TEMPO.CO, Jakarta - Pelaksana Tugas Gubernur DKI Jakarta Sumarsono mengatakan setidaknya 197 unit rumah susun di Jakarta menunggak membayar sewa hingga 2013. Adapun total tunggakan sejak sebelum 2013 itu mencapai Rp 1.377.867.230 atau Rp 1,377 miliar. Sebagian rusun yang menunggak berada di Jakarta Utara.
"Ini akan dibahas bagaimana menyikapi hal ini. Karena kebanyakan orangnya sudah tidak ada atau tidak mampu, atau pasang badan.

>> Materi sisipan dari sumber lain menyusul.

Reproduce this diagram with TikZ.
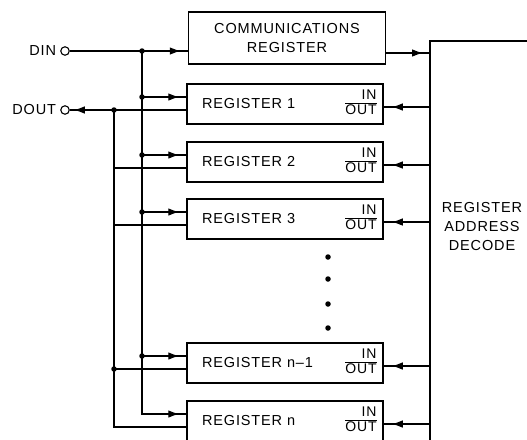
\documentclass[tikz,border=0pt]{standalone}
\usepackage{fontspec}
\setmainfont{Liberation Sans}[LetterSpace=6]
\usetikzlibrary{arrows.meta,positioning,decorations.markings}
\newcommand{\inout}{\renewcommand{\arraystretch}{0.9}\setlength{\arrayrulewidth}{1.1pt}%
  \begin{tabular}{@{}r@{}}IN\\\hline OUT\end{tabular}}

\begin{document}
\begin{tikzpicture}[x=1pt, y=-1pt,
  wire/.style={line width=1.1pt},
  midtip/.style={postaction={decorate}, decoration={markings,
      mark=at position #1 with {\arrow{Latex[length=11pt,width=7.5pt]}}}},
  blk/.style={draw=black, line width=1.5pt},
  reg/.style={blk, minimum width=196pt, minimum height=40pt,
              text width=166pt, inner xsep=15pt, align=left,
              font=\fontsize{14.5}{16}\selectfont},
  io/.style={inner sep=0pt, font=\fontsize{14}{14}\selectfont},
  term/.style={circle, draw=black, line width=1.1pt, inner sep=0pt,
               minimum size=8.5pt},
  lbl/.style={inner sep=0pt, font=\fontsize{14.5}{16}\selectfont},
  dot/.style={circle, fill=black, inner sep=0pt, minimum size=5.5pt}
]
\useasboundingbox (0,0) rectangle (527,439);
\clip (0,0) rectangle (527,439);

% blocks
\node[blk, minimum width=197pt, minimum height=52pt, align=center,
      font=\fontsize{14.5}{19}\selectfont] (comm) at (287,38) {COMMUNICATIONS\\REGISTER};
\node[reg] (r1)  at (285,104) {REGISTER 1};
\node[reg] (r2)  at (285,162) {REGISTER 2};
\node[reg] (r3)  at (285,219) {REGISTER 3};
\node[reg] (rn1) at (285,363) {REGISTER n–1};
\node[reg] (rn)  at (285,421) {REGISTER n};

\node[blk, anchor=north west, minimum width=120pt, minimum height=440pt] (dec) at (429,40) {};
\node[lbl, align=center, font=\fontsize{14.5}{19}\selectfont] (dectxt) at (482,227)
  {REGISTER\\ADDRESS\\DECODE};

\foreach \r in {r1,r2,r3,rn1,rn}{
  \node[io, left=7pt of \r.east] (\r-io) {\inout};
  \coordinate (\r-in)  at ([yshift=7pt]\r.west);
  \coordinate (\r-out) at ([yshift=-6pt]\r.west);
  \coordinate (\r-dec) at ([yshift=-3pt]\r.east);
}
\coordinate (comm-dec) at ([yshift=-15pt]comm.east);

% pins
\node[term] (din)  at (65,51)  {};
\node[lbl, left=4pt of din] (dinlbl) {DIN};
\node[term] (dout) at (65,110) {};
\node[lbl, left=4pt of dout] (doutlbl) {DOUT};

\coordinate (inbus)  at (142,51);
\coordinate (outbus) at (114,110);

% data in
\draw[wire, midtip=-7pt] (din) -- (din -| comm.west);
\node[dot] at (inbus) {};
\foreach \r in {r1,r2,r3,rn1}{
  \draw[wire, midtip=-7pt] (inbus |- \r-in) -- (\r-in);
  \node[dot] at (inbus |- \r-in) {};
}
\draw[wire, midtip=-7pt] (inbus) |- (rn-in);

% data out
\draw[wire, midtip=-4pt] (r1-out) -- (dout);
\foreach \r in {r2,r3,rn1}
  \draw[wire] (\r-out) -- (outbus |- \r-out);
\draw[wire] (outbus) |- (rn-out);
\node[dot] at (outbus) {};
\node[dot] at (outbus |- rn1-out) {};

% address decode
\draw[wire, midtip=-6pt] (comm-dec) -- (dec.west |- comm-dec);
\foreach \r in {r1,r2,r3,rn1,rn}
  \draw[wire, midtip=-8pt] (dec.west |- \r-dec) -- (\r-dec);

% continuation dots
\foreach \y in {257,279,304,328}
  \node[dot] at (328,\y) {};
\end{tikzpicture}
\end{document}
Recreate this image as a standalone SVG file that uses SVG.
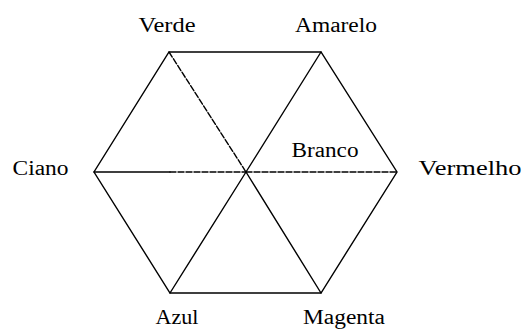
<svg xmlns="http://www.w3.org/2000/svg" width="523" height="331" viewBox="0 0 523 331">
<style>
.e{stroke:#000;stroke-width:1.4;fill:none;stroke-linecap:round}
.d{stroke-dasharray:6 2}
.t{font-family:"Liberation Serif","Times New Roman",serif;font-size:20px;fill:#000;text-anchor:middle}
</style>
<rect width="523" height="331" fill="#fff"/>
<g id="connectors">
<polygon class="e" points="169,52 321,52 397,172 321,293 170,293 94,172" stroke-linejoin="miter"/>
<line class="e d" x1="169" y1="52" x2="246" y2="172"/>
<line class="e" x1="246" y1="172" x2="321" y2="293"/>
<line class="e" x1="321" y1="52" x2="246" y2="172"/>
<line class="e" x1="246" y1="172" x2="170" y2="293"/>
<line class="e" x1="94" y1="172" x2="170" y2="172"/>
<line class="e d" x1="170" y1="172" x2="246" y2="172"/>
<line class="e d" x1="246" y1="172" x2="397" y2="172"/>
</g>
<g id="verde"><text class="t" x="167" y="32" textLength="57" lengthAdjust="spacingAndGlyphs">Verde</text></g>
<g id="amarelo"><text class="t" x="336" y="32" textLength="82" lengthAdjust="spacingAndGlyphs">Amarelo</text></g>
<g id="ciano"><text class="t" x="40.5" y="175" textLength="56" lengthAdjust="spacingAndGlyphs">Ciano</text></g>
<g id="branco"><text class="t" x="325" y="157" textLength="67" lengthAdjust="spacingAndGlyphs">Branco</text></g>
<g id="vermelho"><text class="t" x="470" y="175" textLength="103" lengthAdjust="spacingAndGlyphs">Vermelho</text></g>
<g id="azul"><text class="t" x="177" y="324" textLength="43" lengthAdjust="spacingAndGlyphs">Azul</text></g>
<g id="magenta"><text class="t" x="344" y="324" textLength="82" lengthAdjust="spacingAndGlyphs">Magenta</text></g>
</svg>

Ini akan dibahas dalam rapat terbatas secara khusus oleh BPAD mengenai aset, kemudian oleh Dinas Perumahan," ujar Soni, sapaan Sumarsono, di Balai Kota, Senin, 20 Maret 2017.
Berita lain: Ahok dan Sofyan Djalil Bahas Rencana Rusun di Kemayoran
Adapun beberapa rusun yang menunggak, salah satunya adalah di Rusun Penjaringan sebanyak sembilan unit totalnya Rp 21.073.510 atau Rp 21 juta. Dari sembilan unit, sebanyak satu unit sudah melunasi tagihan, sementara delapan unit sudah diberikan surat peringatan.
Kemudian, di Rusun Marunda, Jakarta Utara, sebanyak 152 unit masih menunggak. Adapun total tanggalan sebesar Rp 893.207.060 atau Rp 893 juta. Sebagian dari mereka masih menempati rusun dan sudah diberi teguran serta peringatan.
Tunggakan lainnya tercatat di Rusun Kapuk Muara sebanyak tujuh unit dengan total tunggakan Rp132.834.060 atau Rp 132,8 juta. Sebanyak tujuh unit telah mengosongkan rusun pada Januari, Februari, dan Agustus 2016.
Terakhir, rusun yang masih menunggak berada di Tipar Cakung, Jakarta Utara, sebanyak 29 unit dengan total tunggakan Rp 330.752.600 atau Rp 330,7 juta. Sebanyak 15 penyewa unit menyatakan akan mencicil tunggakan, sementara itu ada 14 rusun ternyata sudah kosong pada 2016.
Soni mengatakan akan membahas permasalahan ini terutama dengan Dinas Perumahan DKI Jakarta untuk membahas implikasinya. Pasalnya, salah satu solusinya adalah penghapusan aset. Namun, Pemerintah Provinsi DKI Jakarta belum mempunyai regulasi soal itu.
"Kita juga belum punya pergub yang mengatur tata cara penghapusan utang negara. Jadi disusun dulu, harus ada perubahan pergub," ujar Soni.
Menggunungnya utang penghuni rusun tersebut ditengarai disebabkan oleh tingginya biaya denda yang harus dibayarkan. Hal tersebut diatur dalam Peraturan Gubernur Nomor 111 Tahun 2014 tentang besaran denda sebesar dua persen dan akan terus meningkat seiring bertambahnya tunggakan.
"Kalau tidak bisa bayar, dendanya terus progresif. Kalau terus tidak bayar, semakin naik dendanya sehingga terlilit tunggakan. Maka, kami pikir denda dua persen flat aja," ujar Soni.
Meskipun begitu, Soni mengatakan pihaknya juga harus mendidik masyarakat untuk bertanggung jawab. Pemprov DKI akan membahas aspek penyelesaian tunggakan, dan regulasi untuk payung hukum masalah tersebut, apalagi para penunggak sebagian besar merupakan masyarakat berpenghasilan rendah.
"Saya minta ini segara dibahas. Jangan sampai masalah ini terus digantung. Karena makin ke depan nanti akan repot ini. Harus ada solusi. Cari faktor penyebabnya. Misal gak punya kerja, beri kerja. Supaya produktif dan bisa bayar. Kalau karena kurang disiplin, maka harus ditegaskan," kata Soni.